The family of a former resident of the insured elder care facility sued the facility for damages arising out of the resident’s fall and subsequent death. The facility was insured under a professional and general liability policy, which contained a condition precedent to coverage that no insured knew of any incident that could reasonably give rise to a claim before the inception of the policy, as well as a similar prior knowledge exclusion. It was undisputed that the general manager of the facility knew that the resident had fallen and subsequently died before the policy incepted. However, despite questions in the application for the policy about resident falls during the past two years or circumstances that might result in a claim, the facility did not disclose the resident’s fall or subsequent death. The insurer agreed to defend the lawsuit subject to a reservation of rights and filed a declaratory judgment action.
The court granted the insurer’s unopposed motion for summary judgment. First, the court held that the elder care facility’s failure to disclose the resident’s fall and death constituted misrepresentations. These misrepresentations were material based on the fact that the insurer asked specific questions about falls and potential claims in the application, as well as undisputed testimony that the insurer would not have issued the policy on the same terms if the facility had accurately answered these questions. Therefore, the insurer was entitled to rescind the policy.

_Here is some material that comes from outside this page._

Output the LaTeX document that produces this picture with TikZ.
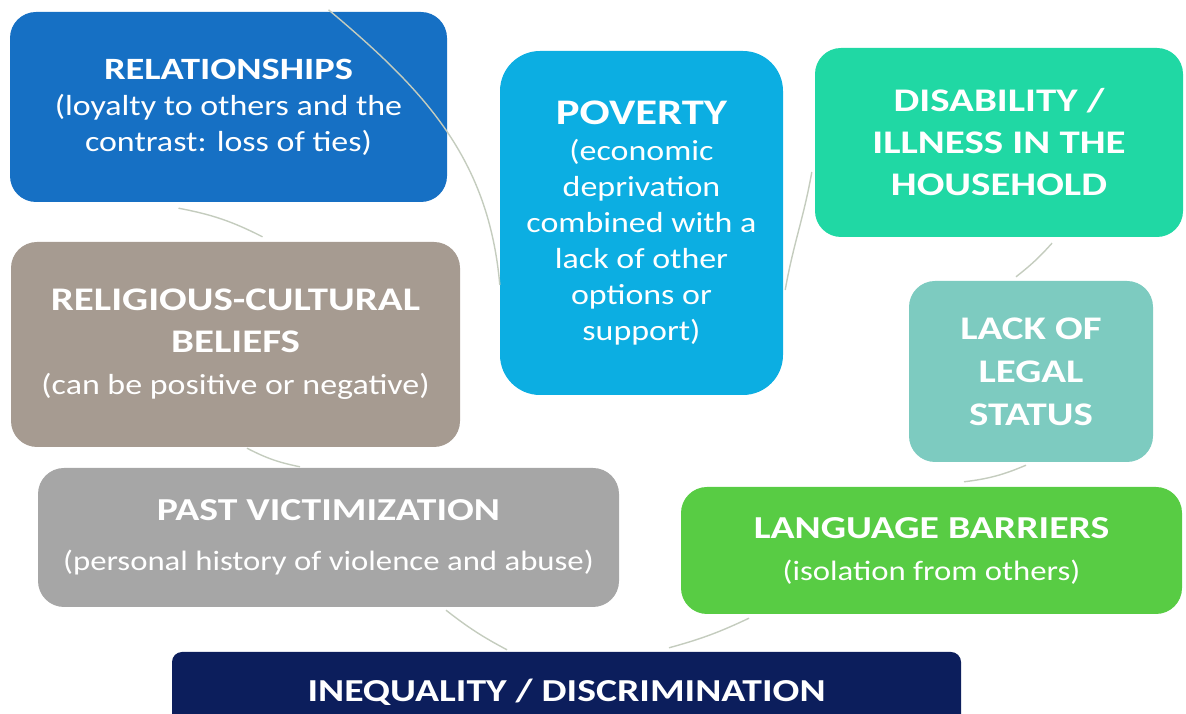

Second, the court held that a reasonable person would have foreseen a suit before the policy incepted. The court emphasized that, even if the general manager himself did not realize the events giving rise to the lawsuit might give rise to a claim, his subjective expectation was not relevant because whether a claim was reasonably foreseeable is an objective question. Therefore, the condition precedent was not satisfied, and the prior knowledge exclusion also barred any possibility of coverage.
Third, the insurer was entitled to reimbursement of amounts incurred in defending the elder care facility because there was never a duty to defend, and the material misrepresentations in the application rendered the policy void.